Employers and Candidates Are Both Frustrated
A common hiring scenario today goes like this: A company needs to fill 10 positions. They set up 50 interviews, but only half show up. After three weeks they are only able to find four qualified candidates. Then, after all that, only two accept.
That’s a lot of time, resources, and money to spend for those results. But as frustrating as it is, there are clear reasons that scenario is increasingly the norm rather than the exception. There are currently only 0.6 people available to fill every job opening, 25% less than before the pandemic. American staffing companies hire 15 million temporary and contract employees a year, but candidates have more options and leverage than ever. If they’re the right fit for your company, chances are they are for others, too.
Candidates are also frustrated with the hiring process today. While 78% of employers think they set clear expectations and communicate well during hiring, only 47% of job seekers feel the same. With 80% of candidates saying the hiring experience influences whether they take an offer, employers face a lot of pressure to provide an experience they may not have the bandwidth and resources to provide. The skyhigh no-show rates today are due to a combination of candidates keeping their options open and unmet expectations.
Pay Attention to Your Pain Points
There are three big pain points we hear about over and over today. Agencies that don’t tackle these issues head-on will fail their clients and candidates.
- Candidate quality. The quality of talent starts with access. Does the agency have a deep talent pipeline with the skills you need? Do they have the local and national presence you need? Do they specialize in your industry? Will they put in the hours to research the market? Do they pre-qualify their talent? Do they have alternative workforce solutions like travel teams, RPO, and EOR to solve problems quickly? The decision to engage a staffing agency becomes a lot simpler the more of these questions they can answer with ‘yes.’

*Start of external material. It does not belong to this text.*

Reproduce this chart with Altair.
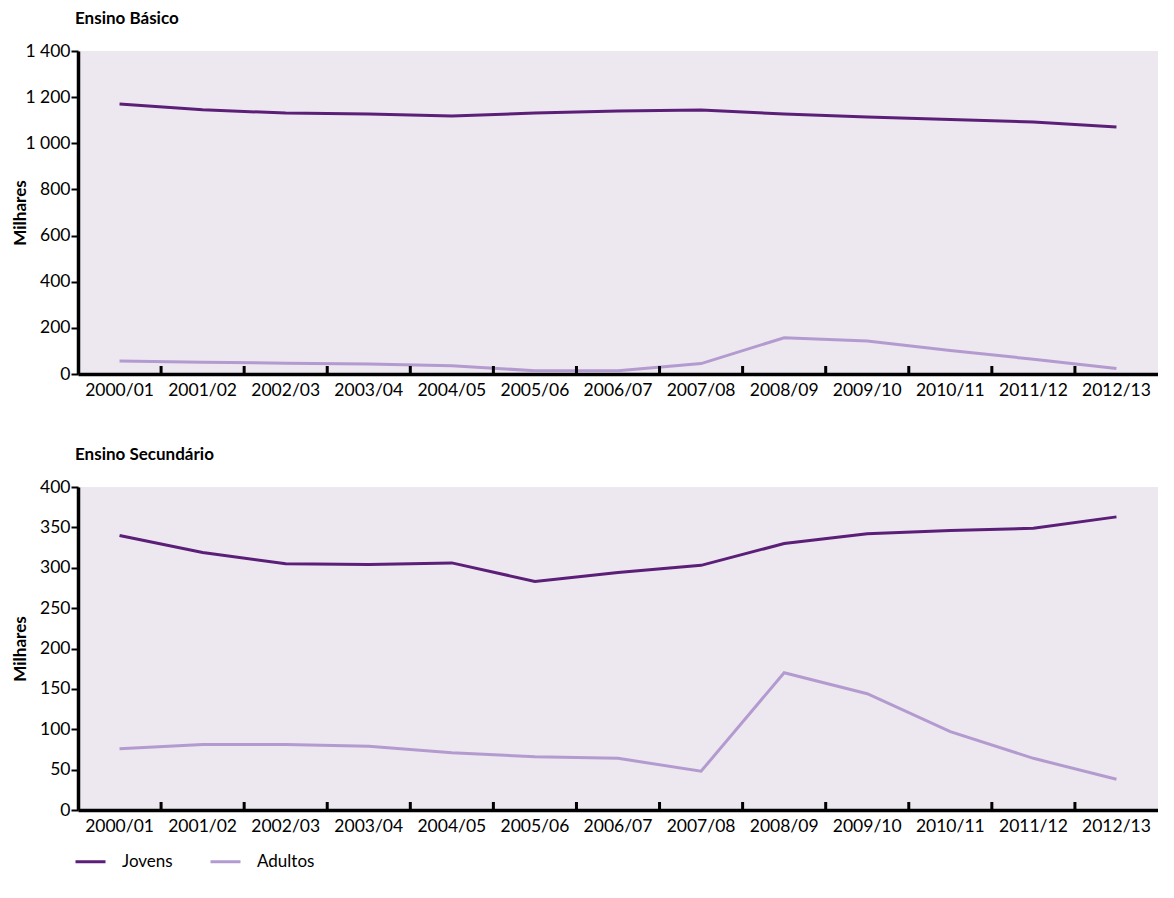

- Rising no-show rates. Combatting no-show rates is an industry-wide problem these days, but it can be mitigated by choosing a staffing agency with a strong reputation and clear set of values that includes trust. Look for agencies with high redeployment rates, as this indicates strong candidate relationships as well as the ability to successfully assess candidate-role fit.
- Poor communication. All too often, employers are put in difficult situations when they are kept in the dark about hiring hiccups. With the huge talent gap, high turnover, increasing no-show rates, and the obvious desire to fill positions as fast as possible, things happen. But timely, accountable communication can’t be sacrificed. When it is, employers, candidates, and agencies all suffer.
Think Long-term
Companies often engage with staffing agencies because they need to solve challenges that threaten productivity and profitability in the short-term. Agencies make their names by being hyper responsive, nimble, and adaptable to new business initiatives, product launches, seasonal and holiday surges, and supply chain interruptions. That will always be the case, but the value that consistently shows up in long-term ROI is what’s driving more and more employers to build strategic partnerships with agencies.
Improving quality-of-hire is the recruiter’s top priority today. Even small gains in retention, especially as we take lessons learned from an era of predictable unpredictability going forward, will be game-changing for employers down the line. After two years of putting out fires and being forced to think reactively, top agencies are rededicating themselves to client relationships and long-term goals. The new shared reality for employers and agencies is that the best candidates come from continuously nurtured talent pipelines and fluid, proactive hiring.